◆ **Data segment**
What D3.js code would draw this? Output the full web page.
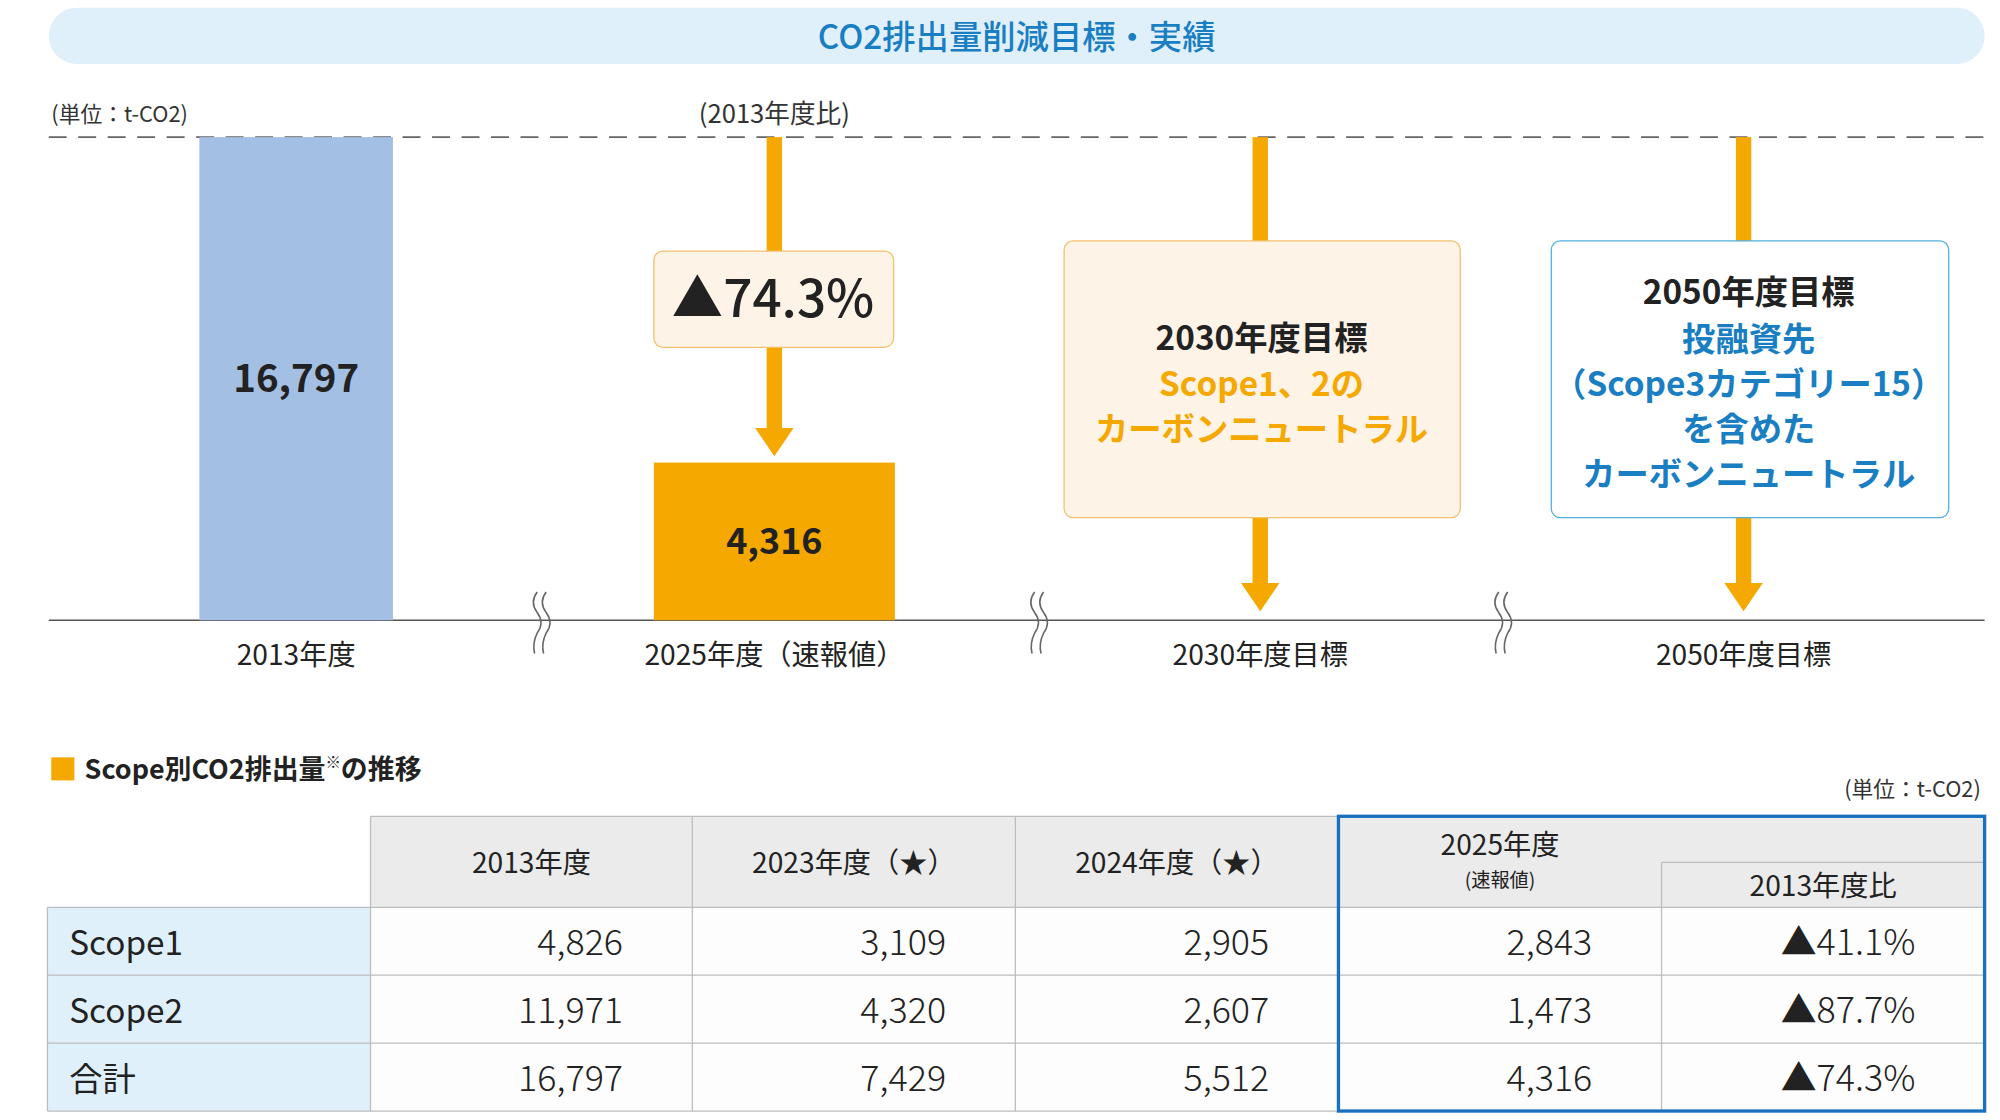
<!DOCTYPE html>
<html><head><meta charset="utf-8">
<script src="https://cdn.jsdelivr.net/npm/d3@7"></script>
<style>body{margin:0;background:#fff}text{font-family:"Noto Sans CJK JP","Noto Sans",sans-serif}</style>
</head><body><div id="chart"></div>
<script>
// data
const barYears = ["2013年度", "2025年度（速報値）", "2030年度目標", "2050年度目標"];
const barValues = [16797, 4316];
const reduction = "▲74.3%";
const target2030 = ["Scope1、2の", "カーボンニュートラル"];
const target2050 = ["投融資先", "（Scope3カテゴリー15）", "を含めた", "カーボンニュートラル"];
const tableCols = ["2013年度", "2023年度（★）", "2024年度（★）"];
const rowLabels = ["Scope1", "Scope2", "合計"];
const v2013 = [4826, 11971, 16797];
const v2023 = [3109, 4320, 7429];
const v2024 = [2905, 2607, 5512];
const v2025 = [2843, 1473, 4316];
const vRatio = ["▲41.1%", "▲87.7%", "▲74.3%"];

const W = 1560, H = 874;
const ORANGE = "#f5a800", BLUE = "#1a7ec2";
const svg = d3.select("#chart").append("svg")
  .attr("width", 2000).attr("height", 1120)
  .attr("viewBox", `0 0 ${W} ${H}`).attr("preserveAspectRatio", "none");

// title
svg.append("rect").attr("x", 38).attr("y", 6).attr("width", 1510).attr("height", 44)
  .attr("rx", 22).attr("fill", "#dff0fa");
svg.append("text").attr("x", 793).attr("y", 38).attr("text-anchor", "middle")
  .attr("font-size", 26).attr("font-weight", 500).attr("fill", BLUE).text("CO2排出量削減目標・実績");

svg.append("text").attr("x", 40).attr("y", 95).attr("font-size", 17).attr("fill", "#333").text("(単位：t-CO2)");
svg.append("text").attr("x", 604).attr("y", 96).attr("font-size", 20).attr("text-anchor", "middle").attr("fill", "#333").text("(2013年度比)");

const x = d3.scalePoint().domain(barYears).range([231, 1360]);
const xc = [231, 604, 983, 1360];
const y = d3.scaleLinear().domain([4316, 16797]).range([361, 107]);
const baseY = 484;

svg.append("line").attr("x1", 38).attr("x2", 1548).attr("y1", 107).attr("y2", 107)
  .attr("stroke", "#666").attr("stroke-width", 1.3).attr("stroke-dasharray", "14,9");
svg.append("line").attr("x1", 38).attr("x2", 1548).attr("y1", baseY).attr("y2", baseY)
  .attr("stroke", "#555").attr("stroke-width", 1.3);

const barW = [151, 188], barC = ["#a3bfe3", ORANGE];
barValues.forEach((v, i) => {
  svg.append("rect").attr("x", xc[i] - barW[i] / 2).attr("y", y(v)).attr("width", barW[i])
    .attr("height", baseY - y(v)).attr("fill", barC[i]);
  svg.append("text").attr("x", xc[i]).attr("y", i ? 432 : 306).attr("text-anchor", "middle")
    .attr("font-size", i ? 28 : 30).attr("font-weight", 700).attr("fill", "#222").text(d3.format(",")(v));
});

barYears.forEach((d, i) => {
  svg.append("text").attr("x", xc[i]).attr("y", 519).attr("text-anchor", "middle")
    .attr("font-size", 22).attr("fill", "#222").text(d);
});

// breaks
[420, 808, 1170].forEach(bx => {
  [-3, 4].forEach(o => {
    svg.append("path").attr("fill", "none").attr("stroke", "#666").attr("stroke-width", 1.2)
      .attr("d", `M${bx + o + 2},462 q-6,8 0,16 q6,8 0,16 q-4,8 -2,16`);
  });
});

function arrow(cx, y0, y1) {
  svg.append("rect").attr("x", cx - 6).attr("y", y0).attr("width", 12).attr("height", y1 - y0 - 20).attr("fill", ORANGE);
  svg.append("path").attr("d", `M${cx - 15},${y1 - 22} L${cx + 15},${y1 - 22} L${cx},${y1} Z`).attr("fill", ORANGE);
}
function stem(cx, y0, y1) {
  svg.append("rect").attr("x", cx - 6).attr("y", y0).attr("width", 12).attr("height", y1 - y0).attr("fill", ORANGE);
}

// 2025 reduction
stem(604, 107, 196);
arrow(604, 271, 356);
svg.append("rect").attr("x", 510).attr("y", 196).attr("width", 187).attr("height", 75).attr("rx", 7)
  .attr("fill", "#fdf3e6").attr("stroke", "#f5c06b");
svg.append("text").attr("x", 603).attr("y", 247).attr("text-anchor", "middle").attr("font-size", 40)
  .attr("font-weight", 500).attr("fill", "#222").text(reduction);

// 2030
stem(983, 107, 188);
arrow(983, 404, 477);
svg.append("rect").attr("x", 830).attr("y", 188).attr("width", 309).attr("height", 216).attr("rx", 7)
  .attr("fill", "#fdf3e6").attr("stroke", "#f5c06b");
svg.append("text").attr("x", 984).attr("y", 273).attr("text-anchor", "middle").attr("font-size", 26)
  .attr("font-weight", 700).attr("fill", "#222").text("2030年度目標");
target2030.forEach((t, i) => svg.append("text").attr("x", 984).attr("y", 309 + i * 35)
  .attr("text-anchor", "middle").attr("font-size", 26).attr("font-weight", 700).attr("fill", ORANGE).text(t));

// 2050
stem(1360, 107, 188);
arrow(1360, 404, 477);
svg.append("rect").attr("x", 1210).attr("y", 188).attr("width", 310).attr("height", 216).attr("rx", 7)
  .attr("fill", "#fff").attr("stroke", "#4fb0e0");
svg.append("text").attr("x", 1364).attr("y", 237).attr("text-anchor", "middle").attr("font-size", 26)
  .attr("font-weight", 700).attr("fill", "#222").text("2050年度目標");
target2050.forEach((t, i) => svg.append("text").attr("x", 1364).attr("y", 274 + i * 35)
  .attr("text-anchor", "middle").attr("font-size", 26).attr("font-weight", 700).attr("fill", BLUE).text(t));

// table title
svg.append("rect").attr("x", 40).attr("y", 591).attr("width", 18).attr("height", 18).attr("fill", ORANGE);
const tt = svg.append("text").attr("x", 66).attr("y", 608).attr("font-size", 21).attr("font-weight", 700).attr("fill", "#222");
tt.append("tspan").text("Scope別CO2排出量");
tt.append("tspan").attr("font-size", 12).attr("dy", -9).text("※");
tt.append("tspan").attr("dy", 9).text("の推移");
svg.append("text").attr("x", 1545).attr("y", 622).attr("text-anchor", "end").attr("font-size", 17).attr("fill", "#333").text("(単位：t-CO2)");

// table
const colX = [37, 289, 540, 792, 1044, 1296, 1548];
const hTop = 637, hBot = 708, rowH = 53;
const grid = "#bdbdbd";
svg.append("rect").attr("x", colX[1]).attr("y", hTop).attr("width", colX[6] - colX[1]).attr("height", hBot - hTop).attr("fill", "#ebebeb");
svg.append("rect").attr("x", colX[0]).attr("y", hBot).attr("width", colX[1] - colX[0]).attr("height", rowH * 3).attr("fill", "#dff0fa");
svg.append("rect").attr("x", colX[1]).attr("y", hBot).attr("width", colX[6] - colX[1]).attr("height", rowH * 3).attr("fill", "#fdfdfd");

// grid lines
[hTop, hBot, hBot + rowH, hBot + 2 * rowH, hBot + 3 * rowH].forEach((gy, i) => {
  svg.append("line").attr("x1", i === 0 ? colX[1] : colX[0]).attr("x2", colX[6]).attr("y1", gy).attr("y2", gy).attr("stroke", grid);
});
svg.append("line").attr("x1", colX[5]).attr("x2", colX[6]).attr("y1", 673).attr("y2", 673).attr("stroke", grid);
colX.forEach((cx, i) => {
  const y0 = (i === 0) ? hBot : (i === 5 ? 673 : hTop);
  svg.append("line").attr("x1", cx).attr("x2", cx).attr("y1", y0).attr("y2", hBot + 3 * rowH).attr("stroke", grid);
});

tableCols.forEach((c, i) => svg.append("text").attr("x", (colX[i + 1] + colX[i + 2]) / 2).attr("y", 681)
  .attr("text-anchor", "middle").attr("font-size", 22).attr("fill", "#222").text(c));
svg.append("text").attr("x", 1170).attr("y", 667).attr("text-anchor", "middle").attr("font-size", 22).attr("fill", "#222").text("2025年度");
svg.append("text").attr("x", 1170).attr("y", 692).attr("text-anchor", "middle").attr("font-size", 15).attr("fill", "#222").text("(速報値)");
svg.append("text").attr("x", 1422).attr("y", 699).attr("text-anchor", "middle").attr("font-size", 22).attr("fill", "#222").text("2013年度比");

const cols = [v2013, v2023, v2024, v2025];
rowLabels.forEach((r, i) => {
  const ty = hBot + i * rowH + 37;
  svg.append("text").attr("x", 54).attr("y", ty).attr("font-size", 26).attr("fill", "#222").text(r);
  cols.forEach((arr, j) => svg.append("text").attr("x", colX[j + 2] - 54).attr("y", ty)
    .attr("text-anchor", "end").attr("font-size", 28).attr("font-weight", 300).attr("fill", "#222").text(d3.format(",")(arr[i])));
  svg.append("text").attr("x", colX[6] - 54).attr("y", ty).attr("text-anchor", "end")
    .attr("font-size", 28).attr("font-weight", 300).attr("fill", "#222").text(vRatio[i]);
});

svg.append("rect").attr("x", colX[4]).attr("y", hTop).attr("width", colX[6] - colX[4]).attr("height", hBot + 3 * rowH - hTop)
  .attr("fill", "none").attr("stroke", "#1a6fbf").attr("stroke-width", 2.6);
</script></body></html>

◆ **Exercise instructions**
Repeat only what lies between the start of the data and the end of the line containing "const baseY = 484;", exactly, with pictures left out.

◆ **Written solution**
What D3.js code would draw this? Output the full web page.
<!DOCTYPE html>
<html><head><meta charset="utf-8">
<script src="https://cdn.jsdelivr.net/npm/d3@7"></script>
<style>body{margin:0;background:#fff}text{font-family:"Noto Sans CJK JP","Noto Sans",sans-serif}</style>
</head><body><div id="chart"></div>
<script>
// data
const barYears = ["2013年度", "2025年度（速報値）", "2030年度目標", "2050年度目標"];
const barValues = [16797, 4316];
const reduction = "▲74.3%";
const target2030 = ["Scope1、2の", "カーボンニュートラル"];
const target2050 = ["投融資先", "（Scope3カテゴリー15）", "を含めた", "カーボンニュートラル"];
const tableCols = ["2013年度", "2023年度（★）", "2024年度（★）"];
const rowLabels = ["Scope1", "Scope2", "合計"];
const v2013 = [4826, 11971, 16797];
const v2023 = [3109, 4320, 7429];
const v2024 = [2905, 2607, 5512];
const v2025 = [2843, 1473, 4316];
const vRatio = ["▲41.1%", "▲87.7%", "▲74.3%"];

const W = 1560, H = 874;
const ORANGE = "#f5a800", BLUE = "#1a7ec2";
const svg = d3.select("#chart").append("svg")
  .attr("width", 2000).attr("height", 1120)
  .attr("viewBox", `0 0 ${W} ${H}`).attr("preserveAspectRatio", "none");

// title
svg.append("rect").attr("x", 38).attr("y", 6).attr("width", 1510).attr("height", 44)
  .attr("rx", 22).attr("fill", "#dff0fa");
svg.append("text").attr("x", 793).attr("y", 38).attr("text-anchor", "middle")
  .attr("font-size", 26).attr("font-weight", 500).attr("fill", BLUE).text("CO2排出量削減目標・実績");

svg.append("text").attr("x", 40).attr("y", 95).attr("font-size", 17).attr("fill", "#333").text("(単位：t-CO2)");
svg.append("text").attr("x", 604).attr("y", 96).attr("font-size", 20).attr("text-anchor", "middle").attr("fill", "#333").text("(2013年度比)");

const x = d3.scalePoint().domain(barYears).range([231, 1360]);
const xc = [231, 604, 983, 1360];
const y = d3.scaleLinear().domain([4316, 16797]).range([361, 107]);
const baseY = 484;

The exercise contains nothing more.